===== Records provided

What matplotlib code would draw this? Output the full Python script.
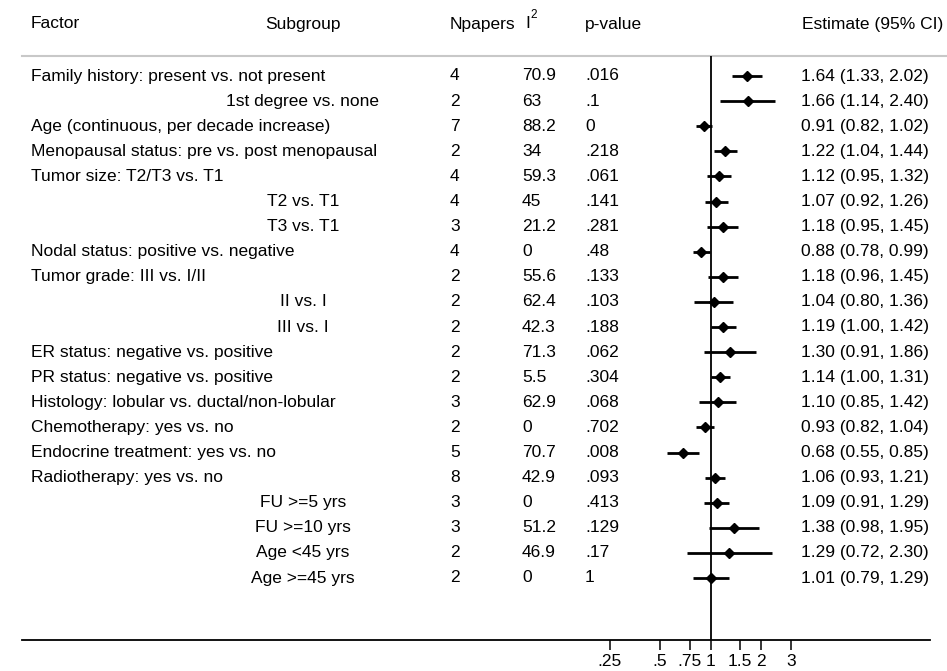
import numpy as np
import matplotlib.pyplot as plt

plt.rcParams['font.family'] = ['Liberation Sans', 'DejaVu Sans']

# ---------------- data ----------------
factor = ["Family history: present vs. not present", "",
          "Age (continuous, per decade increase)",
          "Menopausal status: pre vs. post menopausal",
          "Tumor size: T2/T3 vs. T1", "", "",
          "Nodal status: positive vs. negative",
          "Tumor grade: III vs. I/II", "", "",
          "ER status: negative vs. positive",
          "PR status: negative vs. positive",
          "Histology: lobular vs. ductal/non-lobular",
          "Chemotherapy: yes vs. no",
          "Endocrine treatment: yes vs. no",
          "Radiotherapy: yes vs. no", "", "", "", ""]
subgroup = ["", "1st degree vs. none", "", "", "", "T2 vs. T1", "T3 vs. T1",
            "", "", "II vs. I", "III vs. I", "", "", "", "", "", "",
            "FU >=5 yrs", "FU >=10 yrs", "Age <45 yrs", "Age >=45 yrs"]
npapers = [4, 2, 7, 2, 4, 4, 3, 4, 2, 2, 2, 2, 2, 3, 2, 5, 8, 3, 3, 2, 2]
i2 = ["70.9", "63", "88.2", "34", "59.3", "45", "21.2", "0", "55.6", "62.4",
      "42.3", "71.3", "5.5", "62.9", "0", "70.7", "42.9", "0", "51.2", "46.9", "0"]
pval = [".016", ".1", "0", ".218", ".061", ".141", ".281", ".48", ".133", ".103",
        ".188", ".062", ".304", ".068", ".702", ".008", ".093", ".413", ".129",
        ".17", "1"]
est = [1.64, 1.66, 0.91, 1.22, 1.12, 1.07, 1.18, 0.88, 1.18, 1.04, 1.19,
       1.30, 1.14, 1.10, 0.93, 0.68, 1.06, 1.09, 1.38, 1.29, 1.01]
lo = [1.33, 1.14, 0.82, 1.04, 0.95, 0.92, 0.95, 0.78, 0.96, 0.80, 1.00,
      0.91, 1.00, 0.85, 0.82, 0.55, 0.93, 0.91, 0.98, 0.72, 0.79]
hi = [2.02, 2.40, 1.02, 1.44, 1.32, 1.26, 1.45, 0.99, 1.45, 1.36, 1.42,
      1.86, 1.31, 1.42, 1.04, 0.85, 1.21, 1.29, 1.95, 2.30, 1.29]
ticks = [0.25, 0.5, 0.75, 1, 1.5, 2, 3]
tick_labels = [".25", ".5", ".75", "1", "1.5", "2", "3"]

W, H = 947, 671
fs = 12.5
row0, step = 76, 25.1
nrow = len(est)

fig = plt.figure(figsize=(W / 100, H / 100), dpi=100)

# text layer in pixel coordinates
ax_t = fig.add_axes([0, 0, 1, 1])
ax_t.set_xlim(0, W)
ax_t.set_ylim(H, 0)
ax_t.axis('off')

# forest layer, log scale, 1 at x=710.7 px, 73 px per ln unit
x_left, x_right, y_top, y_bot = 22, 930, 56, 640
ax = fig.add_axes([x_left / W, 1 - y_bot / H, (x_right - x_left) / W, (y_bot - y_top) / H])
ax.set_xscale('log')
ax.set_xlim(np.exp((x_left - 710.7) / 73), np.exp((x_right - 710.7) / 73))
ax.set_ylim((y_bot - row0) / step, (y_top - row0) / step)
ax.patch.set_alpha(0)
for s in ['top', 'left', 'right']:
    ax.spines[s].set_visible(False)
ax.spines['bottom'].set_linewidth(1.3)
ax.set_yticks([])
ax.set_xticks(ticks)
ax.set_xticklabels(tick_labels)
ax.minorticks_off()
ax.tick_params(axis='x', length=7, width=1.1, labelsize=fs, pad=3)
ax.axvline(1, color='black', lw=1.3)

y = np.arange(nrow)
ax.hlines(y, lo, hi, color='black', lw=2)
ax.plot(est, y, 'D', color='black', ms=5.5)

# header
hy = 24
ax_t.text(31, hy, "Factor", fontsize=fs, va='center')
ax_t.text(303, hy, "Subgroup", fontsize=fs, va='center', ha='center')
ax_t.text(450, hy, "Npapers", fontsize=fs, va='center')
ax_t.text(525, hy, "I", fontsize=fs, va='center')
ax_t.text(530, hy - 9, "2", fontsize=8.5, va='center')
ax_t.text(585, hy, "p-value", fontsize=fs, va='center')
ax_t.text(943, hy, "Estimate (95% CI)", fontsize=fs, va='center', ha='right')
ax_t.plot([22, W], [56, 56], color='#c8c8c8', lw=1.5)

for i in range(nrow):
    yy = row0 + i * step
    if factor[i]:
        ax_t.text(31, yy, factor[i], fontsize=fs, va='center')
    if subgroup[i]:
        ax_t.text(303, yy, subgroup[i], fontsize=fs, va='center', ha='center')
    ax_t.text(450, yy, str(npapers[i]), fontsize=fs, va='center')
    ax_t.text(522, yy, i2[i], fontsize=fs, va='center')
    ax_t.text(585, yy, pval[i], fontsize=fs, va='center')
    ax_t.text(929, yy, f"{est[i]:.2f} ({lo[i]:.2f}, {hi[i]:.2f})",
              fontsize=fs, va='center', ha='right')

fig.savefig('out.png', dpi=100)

==========
===== Records provided

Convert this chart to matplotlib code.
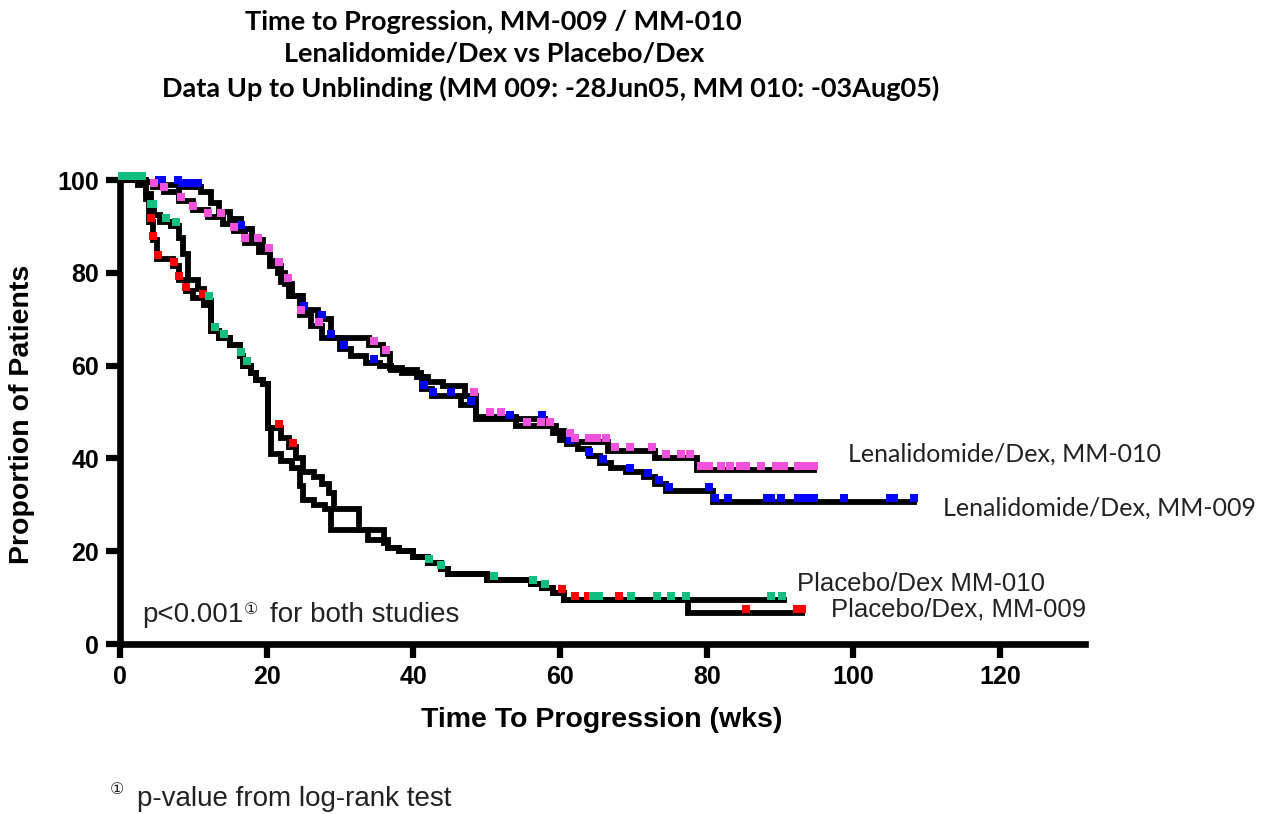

==========

● Written request:
Using the material above, copy every line in which the string "matplotlib" occurs.

● Correct answer:
What matplotlib code would draw this? Output the full Python script.
import matplotlib.pyplot as plt
Convert this chart to matplotlib code.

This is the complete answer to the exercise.